Ok. We all know that life is not rosy all of the time, and we all can appreciate a good bitch session. Heck, I love being able to be brutally honest to my best friends about what has made me mad or gotten me going in the past week. That’s what friends are for. I’m not talking about your friends.
I’m talking about those people. Those freaking people who might either only be kind-of friends, or maybe they are only distant friends that you see randomly at work or at parties, or maybe at events hosted by one of your very good friends. And they ALWAYS find you and spend the time and energy to something to dump on you. It could be their latest child illness drama, or their terrible moving story…. or even complain to you about the event you are both at. You know who I’m talking about… someone’s face just flashed in your head, didn’t it? Uh huh. The Debbie Downers. They make me CRAZY.

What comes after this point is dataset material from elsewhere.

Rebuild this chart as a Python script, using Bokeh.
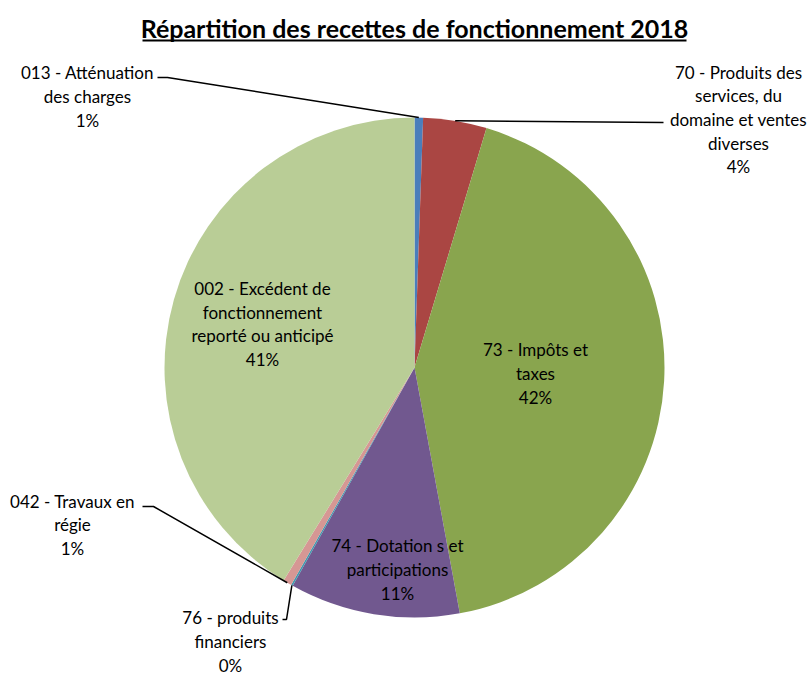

(Disclaimer: Many people have many bad things to talk about and a lot of very un-deserved things happen to very good people. I know and appreciate that. I’m only referring to those offenders that abuse the complainer card.)

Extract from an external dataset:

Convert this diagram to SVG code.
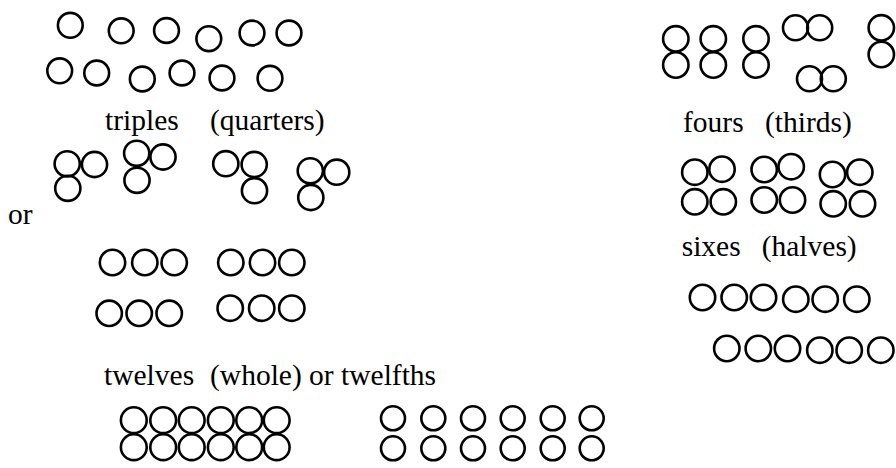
<svg xmlns="http://www.w3.org/2000/svg" width="896" height="468" viewBox="0 0 896 468">
<style>
circle{fill:none;stroke:#000;stroke-width:2.6}
.t{font-family:'Liberation Serif','Times New Roman',Times,'DejaVu Serif',serif;font-size:29.5px;fill:#000}
</style>
<rect width="896" height="468" fill="#fff"/>
<g id="loose-top" >
<circle cx="70.3" cy="25.3" r="12.4"/><circle cx="121.2" cy="30.8" r="12.4"/><circle cx="166.5" cy="30.5" r="12.4"/><circle cx="208.8" cy="38.7" r="12.4"/><circle cx="252" cy="33" r="12.4"/><circle cx="289" cy="33" r="12.4"/>
<circle cx="59.7" cy="70.8" r="12.4"/><circle cx="96.7" cy="73" r="12.4"/><circle cx="142.3" cy="79" r="12.4"/><circle cx="182" cy="73" r="12.4"/><circle cx="222" cy="78" r="12.4"/><circle cx="270" cy="78.3" r="12.4"/>
</g>
<g id="fours">
<circle cx="675.8" cy="38.8" r="12.7"/><circle cx="675.8" cy="65" r="12.7"/>
<circle cx="713.3" cy="38.8" r="12.7"/><circle cx="713.3" cy="65" r="12.7"/>
<circle cx="756" cy="38.8" r="12.7"/><circle cx="756" cy="65" r="12.7"/>
<circle cx="795.5" cy="27.8" r="12.5"/><circle cx="819.7" cy="27.8" r="12.5"/>
<circle cx="809.5" cy="78.8" r="12.5"/><circle cx="833.3" cy="78.8" r="12.5"/>
<circle cx="881.3" cy="27.8" r="12.7"/><circle cx="881.3" cy="54.5" r="12.7"/>
</g>
<text id="label-triples" class="t" y="130"><tspan x="105">triples</tspan><tspan x="210">(quarters)</tspan></text>
<text id="label-fours" class="t" y="131.7"><tspan x="683">fours</tspan><tspan x="765">(thirds)</tspan></text>
<g id="triples">
<circle cx="67.2" cy="163.8" r="12.6"/><circle cx="94.5" cy="164.5" r="12.6"/><circle cx="67.8" cy="188.3" r="12.6"/>
<circle cx="136.7" cy="153.3" r="12.6"/><circle cx="163" cy="157" r="12.6"/><circle cx="137" cy="180.3" r="12.6"/>
<circle cx="225.8" cy="163.7" r="12.6"/><circle cx="254.2" cy="164.5" r="12.6"/><circle cx="254.5" cy="190.7" r="12.6"/>
<circle cx="310.3" cy="170.8" r="12.6"/><circle cx="336.7" cy="172.2" r="12.6"/><circle cx="310.8" cy="197.5" r="12.6"/>
</g>
<g id="fours-square">
<circle cx="694.8" cy="172.2" r="12.7"/><circle cx="722" cy="169.2" r="12.7"/><circle cx="694.8" cy="201.8" r="12.7"/><circle cx="723.3" cy="201.8" r="12.7"/>
<circle cx="764.2" cy="169.5" r="12.7"/><circle cx="791.2" cy="166.7" r="12.7"/><circle cx="764.2" cy="200" r="12.7"/><circle cx="792.5" cy="200" r="12.7"/>
<circle cx="832.5" cy="174.5" r="12.7"/><circle cx="859.8" cy="172.2" r="12.7"/><circle cx="833.2" cy="203.8" r="12.7"/><circle cx="862.5" cy="203.8" r="12.7"/>
</g>
<text id="label-or" class="t" x="8" y="224">or</text>
<text id="label-sixes" class="t" y="256"><tspan x="681.7">sixes</tspan><tspan x="761.7">(halves)</tspan></text>
<g id="triples-rows">
<circle cx="112.5" cy="262.5" r="12.7"/><circle cx="144.8" cy="262.5" r="12.7"/><circle cx="174.2" cy="262.5" r="12.7"/>
<circle cx="230.8" cy="262.5" r="12.7"/><circle cx="262.5" cy="262.5" r="12.7"/><circle cx="291.8" cy="262.5" r="12.7"/>
<circle cx="109.2" cy="313.3" r="12.7"/><circle cx="139.2" cy="313.3" r="12.7"/><circle cx="169.2" cy="313.3" r="12.7"/>
<circle cx="230.2" cy="308.2" r="12.7"/><circle cx="261.7" cy="308.2" r="12.7"/><circle cx="291.8" cy="308.2" r="12.7"/>
</g>
<g id="sixes-rows">
<circle cx="702.5" cy="297.5" r="12.7"/><circle cx="734.2" cy="297.5" r="12.7"/><circle cx="763.5" cy="297.5" r="12.7"/><circle cx="795.8" cy="299.2" r="12.7"/><circle cx="825.2" cy="299.2" r="12.7"/><circle cx="856.8" cy="299.2" r="12.7"/>
<circle cx="726.8" cy="348.5" r="12.7"/><circle cx="758.3" cy="348.5" r="12.7"/><circle cx="787.5" cy="348.5" r="12.7"/><circle cx="819.8" cy="350.2" r="12.7"/><circle cx="849.2" cy="350.2" r="12.7"/><circle cx="880.8" cy="350.2" r="12.7"/>
</g>
<text id="label-twelves" class="t" y="385"><tspan x="104">twelves</tspan><tspan x="210">(whole) or twelfths</tspan></text>
<g id="twelves-packed">
<circle cx="133.8" cy="420.2" r="12.9"/><circle cx="163.2" cy="420.2" r="12.9"/><circle cx="191.7" cy="420.2" r="12.9"/><circle cx="220.8" cy="420.2" r="12.9"/><circle cx="249.2" cy="420.2" r="12.9"/><circle cx="276.7" cy="420.2" r="12.9"/>
<circle cx="133.8" cy="447.2" r="12.9"/><circle cx="163.2" cy="447.2" r="12.9"/><circle cx="191.7" cy="447.2" r="12.9"/><circle cx="220.8" cy="447.2" r="12.9"/><circle cx="249.2" cy="447.2" r="12.9"/><circle cx="276.7" cy="447.2" r="12.9"/>
</g>
<g id="twelfths-spaced">
<circle cx="393" cy="418.3" r="12"/><circle cx="433.3" cy="418.3" r="12"/><circle cx="473" cy="418.3" r="12"/><circle cx="512.7" cy="418.3" r="12"/><circle cx="552.7" cy="418.3" r="12"/><circle cx="591.7" cy="418.3" r="12"/>
<circle cx="393" cy="448.3" r="12"/><circle cx="433.3" cy="448.3" r="12"/><circle cx="473" cy="448.3" r="12"/><circle cx="512.7" cy="448.3" r="12"/><circle cx="552.7" cy="448.3" r="12"/><circle cx="591.7" cy="448.3" r="12"/>
</g>
</svg>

I have two examples to share, and two ways that I will no longer let these people bring me down:
- When I was 34 (or so) weeks preggers with Lebowski, my office was next to a woman who found a way to be publicly angry about something every single day. Each day, there would be a new issue and a new plot to ‘keep her down,’ and she was loud and proud about it. I’ll never forget one morning: She found me in my office at 7:45 am and started complaining about someone or something that had done her wrong. Really? Already? I’m going to guess that a pissy toddler had woken me up by 5am by either jumping on me or running out into the backyard through the doggie door. I’m also going to guess that my drive to work that day was the most peaceful part of my morning, even though it was in 40 minutes of traffic. She had no clue how much bad ju-ju she was sending in my direction. None whatsoever. She had no regards for how her angry rant might affect my day. All I could think was, “If you are this mad about work by 7:45 am each day, you should either really evaluate if you want to work here, and evaluate how you are affecting your co-workers.” I also determined that if she ever did that again, that I was going to say those exact words. I ended up going into labor before she found me in my office to complain before 8am again. She also found another job while I was on maternity leave. On one hand, Hallelujah. On the other hand- I never spoke up and she is probably still complaining at her new job.

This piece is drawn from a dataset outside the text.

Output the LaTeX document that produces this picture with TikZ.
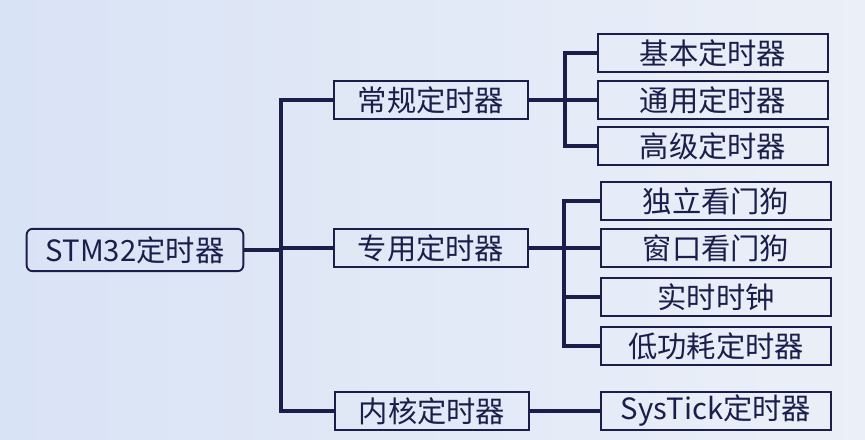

- I co-hosted a baby shower for a dear friend this past weekend, and it ended up being pretty big. We had advertised that kids could come, and we knew there were at least 3 moms bringing the little ones. The mom-to-be, Julie, was very sensitive to other moms and wanted everyone to feel welcome to have their kiddos there. One of the moms arrived, and I braced for the greeting. (She has always been a Debbie Downer around me, and I have always dreaded saying hello to her. Every “How are you?” I offered was usually returned with an “O.K… I guess. Last week I had this terrible cold, and we just lost a staff member, and…” blah blah blah.) So I see her walk in, and I offer a “Hey Sherry! So good to see you. How are you?” And in true fashion, she greets me with, “Well, I’m really bummed actually. Little Karie really wanted to come to this, but we were told distinctly no children. Now I see all these other kids here and I don’t understand. Julie told me herself that there were no kids allowed.” We continued to have a civil conversation consisting of my trying to kindly explain that she must have gotten the wrong information, while she blocked my every attempt with “No- that’s not true. You are wrong.” (At this point, my blood was boiling, but I was unable to slap her across the face at this point in time.) But the worst part??? She had to march straight into the party to find Julie and tell her how mad she was about the whole situation. WHO DOES THAT? Seriously! Who comes into a party to honor a person, and dumps their own personal frustrations about a situation directly on that person trying to enjoy herself (at 36 weeks pregnant)? I was completely flabbergasted, as was poor Julie and her sister- both caught completely off-guard in the middle of beautiful exchanges about fat bellies and baby snuggles. I’m still mad at myself for not pulling Sherry aside at the end of the party and telling her what I really thought. I’m sad that I let her get away with it, because honestly- she should know that there are about 20 people at that party that saw her actions as inappropriate and rude.
Freakin’ Debbie Downers. I’m over it. I’m over and done with your feeling the need to pull others into your black hole of blame and self-anger. You are being selfish and disrespectful of people’s intentions to have good experiences in life. You are putting bad energy in the universe, and it’s not acceptable that you continue to do it every day to someone new.
To my true friends (you know who you are)… I love hearing your honest rants about everything, and I am so grateful that you listen to mine. Cheers to you.
This post is dedicated to everyone that has dealt with too many Debbie Downers the past few months. Dig down deep and tell them what you really think, and don’t let them take your good day (or even the semi-ok 10 minutes your might be experiencing) away from you. I vow to speak my mind about their crappy comments over the next year, and I encourage you to, as well. Enough is enough.